Testing lab seen as vital for road construction, maintenance

National

THE Department of Works and Highways should focus on maintaining and establishing the material testing laboratories (labs) and accredit them to ISO 9001, says executive director of network planning and design standards Gibson Holemba.
ISO 9001 is the international standard that specifies requirements for a quality management system (QMS).
Holemba said if the department wanted to see quality work in the maintenance of works that were carried out in major highways or in sub-national programmes, it should focus on maintaining and establishing the material testing labs.
He said PNG did not receive the accreditation programme and so most labs in the provincial centres did not have those.

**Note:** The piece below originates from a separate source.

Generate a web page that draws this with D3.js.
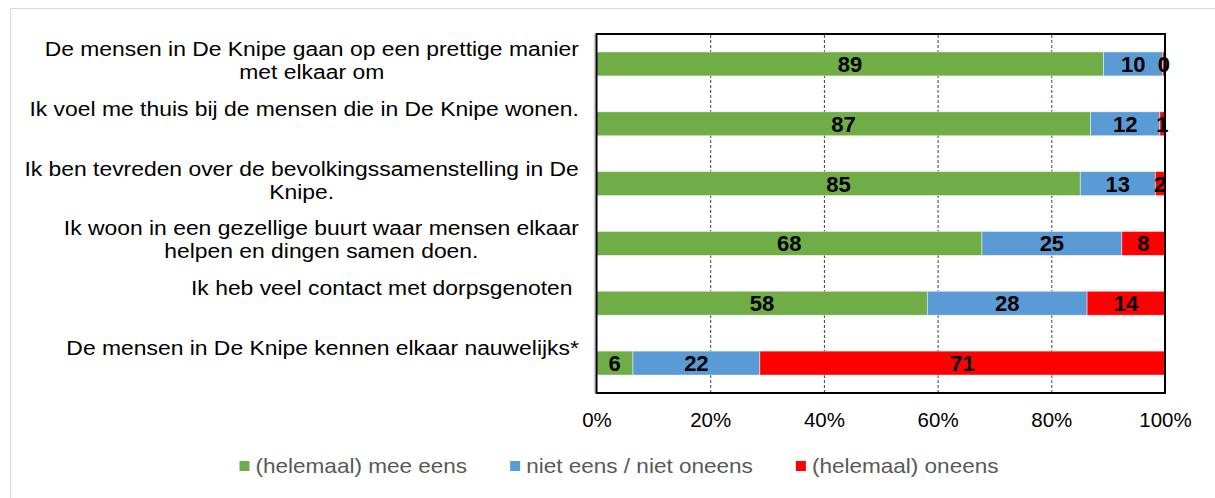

“If we want to maintain the working equipment in the long run, we need to focus on maintaining the PTS mechanical labs as the labs were run down,” he said.
“We are purchasing equipment but the laboratory that will sustain those equipment are not established properly.”
He also said that the department could not maintain the workshops as it did not have basic equipment to test and do troubleshooting to identify problems.
He said the Department of Works had a lab in Vanimo but it did not have the necessary equipment.
He recommended the department maintained mechanical workshops and have a programme for maintenance of workshops so it could help maintain equipment that were supplied under its capacity building programme.
Japanese International Corporation System team leader maintenance, engineering and planning, Koishikawa Kazuharu, said the problem was concentrated on the BTS machine.
Kazuharu said BTS machines were old and outdated.
However, Gideon Ali said the department should establish a mechanical workshop and update it to Japanese standards in terms of sustainability.
“Bring those technologies in Japan and expound in our material testing laboratories,” he said.